### MATERIAL ###

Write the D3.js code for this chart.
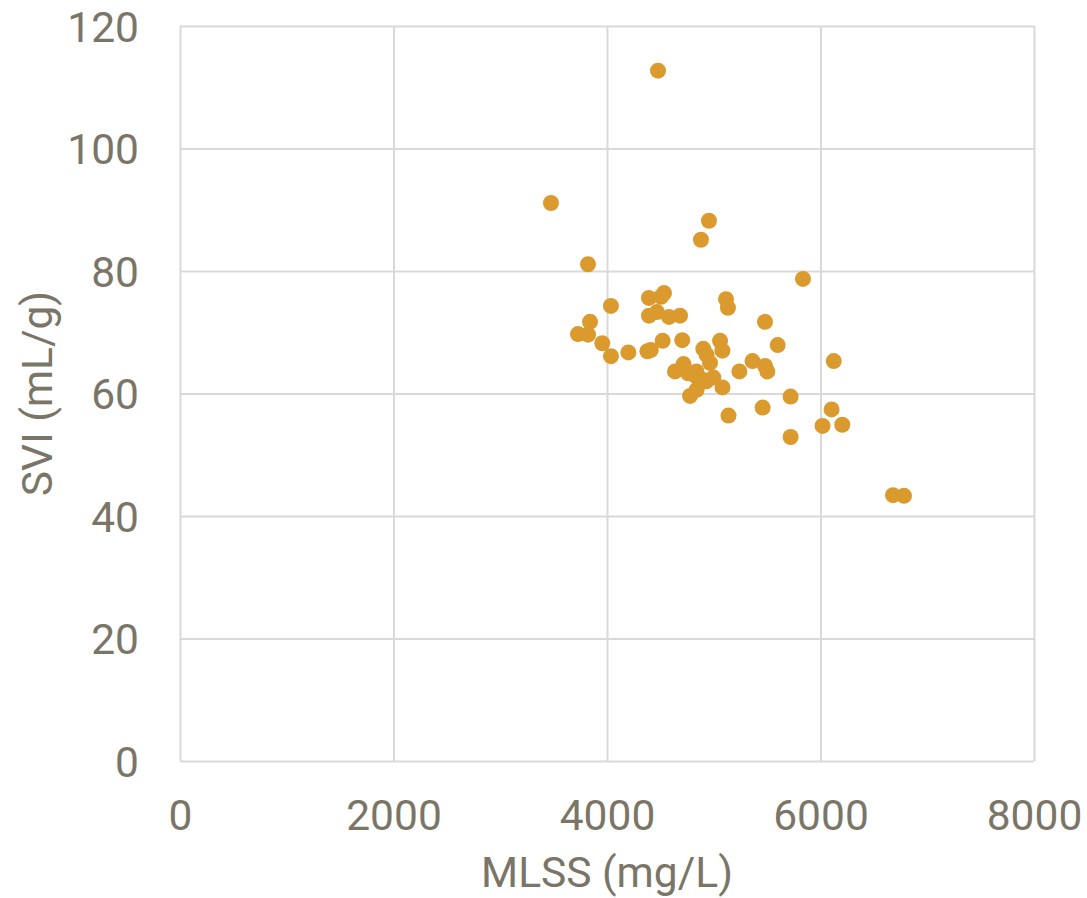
<!DOCTYPE html>
<html>
<head>
<meta charset="utf-8">
<script src="https://cdn.jsdelivr.net/npm/d3@7"></script>
<style>
  html, body { margin: 0; padding: 0; background: #ffffff; }
  svg { display: block; }
  text { font-family: Roboto, "Noto Sans", sans-serif; fill: #7a7567; }
</style>
</head>
<body>
<svg id="chart" width="1087" height="898"></svg>
<script>
// MLSS (mg/L) and SVI (mL/g) paired samples
const mlss = [
  4478, 3475, 4955, 4880, 3822, 5836, 4037, 4393, 4534, 4506,
  5115, 5133, 4393, 4468, 4581, 4684, 5480, 3728, 3822, 3841,
  3956, 4037, 4200, 4378, 4410, 4521, 4705, 5599, 6124, 4902,
  4933, 4965, 5059, 5081, 4717, 4637, 4818, 4838, 4902, 4996,
  5082, 4778, 4840, 5240, 5363, 5480, 5502, 5138, 5458, 5720,
  5720, 6104, 6019, 6204, 6679, 6782, 4760, 4870, 4930
];
const svi = [
  112.7, 91.1, 88.2, 85.1, 81.1, 78.7, 74.3, 75.6, 76.4, 75.8,
  75.4, 74.0, 72.7, 73.3, 72.5, 72.7, 71.7, 69.7, 69.6, 71.7,
  68.2, 66.1, 66.7, 66.9, 67.1, 68.6, 68.7, 67.9, 65.3, 67.3,
  66.3, 65.0, 68.6, 67.0, 64.8, 63.6, 63.0, 63.6, 62.2, 62.6,
  61.0, 59.6, 60.6, 63.6, 65.3, 64.5, 63.6, 56.4, 57.7, 59.5,
  52.9, 57.4, 54.7, 54.9, 43.4, 43.3, 63.3, 61.9, 62.0
];
const xTicks = [0, 2000, 4000, 6000, 8000];
const yTicks = [0, 20, 40, 60, 80, 100, 120];

const svg = d3.select("#chart");
const plotLeft = 180, plotRight = 1034, plotTop = 26, plotBottom = 761;

const x = d3.scaleLinear().domain([0, 8000]).range([plotLeft, plotRight]);
const y = d3.scaleLinear().domain([0, 120]).range([plotBottom, plotTop]);

const gridColor = "#d9d9d9";
const textColor = "#7a7567";
const fontSize = "42.5px";

// Gridlines
svg.append("g")
  .attr("transform", `translate(0,${plotBottom})`)
  .call(d3.axisBottom(x).tickValues(xTicks).tickSize(-(plotBottom - plotTop)).tickFormat(""))
  .call(g => g.select(".domain").remove())
  .call(g => g.selectAll("line").attr("stroke", gridColor).attr("stroke-width", 2));

svg.append("g")
  .attr("transform", `translate(${plotLeft},0)`)
  .call(d3.axisLeft(y).tickValues(yTicks).tickSize(-(plotRight - plotLeft)).tickFormat(""))
  .call(g => g.select(".domain").remove())
  .call(g => g.selectAll("line").attr("stroke", gridColor).attr("stroke-width", 2));

// Tick labels
svg.append("g")
  .attr("transform", `translate(0,${plotBottom})`)
  .call(d3.axisBottom(x).tickValues(xTicks).tickSize(0).tickPadding(0).tickFormat(d3.format("d")))
  .call(g => g.select(".domain").remove())
  .call(g => g.selectAll("text")
    .attr("y", 69).attr("dy", null)
    .style("font-size", fontSize)
    .style("font-family", "Roboto, sans-serif")
    .attr("fill", textColor));

svg.append("g")
  .attr("transform", `translate(${plotLeft},0)`)
  .call(d3.axisLeft(y).tickValues(yTicks).tickSize(0).tickPadding(0).tickFormat(d3.format("d")))
  .call(g => g.select(".domain").remove())
  .call(g => g.selectAll("text")
    .attr("x", -41).attr("dy", "0.36em")
    .style("font-size", fontSize)
    .style("font-family", "Roboto, sans-serif")
    .attr("fill", textColor));

// Axis titles
svg.append("text")
  .attr("x", (plotLeft + plotRight) / 2)
  .attr("y", 887)
  .attr("text-anchor", "middle")
  .style("font-size", fontSize)
  .text("MLSS (mg/L)");

svg.append("text")
  .attr("transform", `translate(52,${(plotTop + plotBottom) / 2}) rotate(-90)`)
  .attr("text-anchor", "middle")
  .style("font-size", fontSize)
  .text("SVI (mL/g)");

// Points
const pts = mlss.map((v, i) => ({ x: v, y: svi[i] }));
svg.append("g")
  .selectAll("circle")
  .data(pts)
  .join("circle")
  .attr("cx", d => x(d.x))
  .attr("cy", d => y(d.y))
  .attr("r", 8)
  .attr("fill", "#db9a2d");
</script>
</body>
</html>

###

*AIM:* Leaving the pictures aside, transcribe the entire listing exactly.

*WRITTEN RESPONSE:*
Write the D3.js code for this chart.
<!DOCTYPE html>
<html>
<head>
<meta charset="utf-8">
<script src="https://cdn.jsdelivr.net/npm/d3@7"></script>
<style>
  html, body { margin: 0; padding: 0; background: #ffffff; }
  svg { display: block; }
  text { font-family: Roboto, "Noto Sans", sans-serif; fill: #7a7567; }
</style>
</head>
<body>
<svg id="chart" width="1087" height="898"></svg>
<script>
// MLSS (mg/L) and SVI (mL/g) paired samples
const mlss = [
  4478, 3475, 4955, 4880, 3822, 5836, 4037, 4393, 4534, 4506,
  5115, 5133, 4393, 4468, 4581, 4684, 5480, 3728, 3822, 3841,
  3956, 4037, 4200, 4378, 4410, 4521, 4705, 5599, 6124, 4902,
  4933, 4965, 5059, 5081, 4717, 4637, 4818, 4838, 4902, 4996,
  5082, 4778, 4840, 5240, 5363, 5480, 5502, 5138, 5458, 5720,
  5720, 6104, 6019, 6204, 6679, 6782, 4760, 4870, 4930
];
const svi = [
  112.7, 91.1, 88.2, 85.1, 81.1, 78.7, 74.3, 75.6, 76.4, 75.8,
  75.4, 74.0, 72.7, 73.3, 72.5, 72.7, 71.7, 69.7, 69.6, 71.7,
  68.2, 66.1, 66.7, 66.9, 67.1, 68.6, 68.7, 67.9, 65.3, 67.3,
  66.3, 65.0, 68.6, 67.0, 64.8, 63.6, 63.0, 63.6, 62.2, 62.6,
  61.0, 59.6, 60.6, 63.6, 65.3, 64.5, 63.6, 56.4, 57.7, 59.5,
  52.9, 57.4, 54.7, 54.9, 43.4, 43.3, 63.3, 61.9, 62.0
];
const xTicks = [0, 2000, 4000, 6000, 8000];
const yTicks = [0, 20, 40, 60, 80, 100, 120];

const svg = d3.select("#chart");
const plotLeft = 180, plotRight = 1034, plotTop = 26, plotBottom = 761;

const x = d3.scaleLinear().domain([0, 8000]).range([plotLeft, plotRight]);
const y = d3.scaleLinear().domain([0, 120]).range([plotBottom, plotTop]);

const gridColor = "#d9d9d9";
const textColor = "#7a7567";
const fontSize = "42.5px";

// Gridlines
svg.append("g")
  .attr("transform", `translate(0,${plotBottom})`)
  .call(d3.axisBottom(x).tickValues(xTicks).tickSize(-(plotBottom - plotTop)).tickFormat(""))
  .call(g => g.select(".domain").remove())
  .call(g => g.selectAll("line").attr("stroke", gridColor).attr("stroke-width", 2));

svg.append("g")
  .attr("transform", `translate(${plotLeft},0)`)
  .call(d3.axisLeft(y).tickValues(yTicks).tickSize(-(plotRight - plotLeft)).tickFormat(""))
  .call(g => g.select(".domain").remove())
  .call(g => g.selectAll("line").attr("stroke", gridColor).attr("stroke-width", 2));

// Tick labels
svg.append("g")
  .attr("transform", `translate(0,${plotBottom})`)
  .call(d3.axisBottom(x).tickValues(xTicks).tickSize(0).tickPadding(0).tickFormat(d3.format("d")))
  .call(g => g.select(".domain").remove())
  .call(g => g.selectAll("text")
    .attr("y", 69).attr("dy", null)
    .style("font-size", fontSize)
    .style("font-family", "Roboto, sans-serif")
    .attr("fill", textColor));

svg.append("g")
  .attr("transform", `translate(${plotLeft},0)`)
  .call(d3.axisLeft(y).tickValues(yTicks).tickSize(0).tickPadding(0).tickFormat(d3.format("d")))
  .call(g => g.select(".domain").remove())
  .call(g => g.selectAll("text")
    .attr("x", -41).attr("dy", "0.36em")
    .style("font-size", fontSize)
    .style("font-family", "Roboto, sans-serif")
    .attr("fill", textColor));

// Axis titles
svg.append("text")
  .attr("x", (plotLeft + plotRight) / 2)
  .attr("y", 887)
  .attr("text-anchor", "middle")
  .style("font-size", fontSize)
  .text("MLSS (mg/L)");

svg.append("text")
  .attr("transform", `translate(52,${(plotTop + plotBottom) / 2}) rotate(-90)`)
  .attr("text-anchor", "middle")
  .style("font-size", fontSize)
  .text("SVI (mL/g)");

// Points
const pts = mlss.map((v, i) => ({ x: v, y: svi[i] }));
svg.append("g")
  .selectAll("circle")
  .data(pts)
  .join("circle")
  .attr("cx", d => x(d.x))
  .attr("cy", d => y(d.y))
  .attr("r", 8)
  .attr("fill", "#db9a2d");
</script>
</body>
</html>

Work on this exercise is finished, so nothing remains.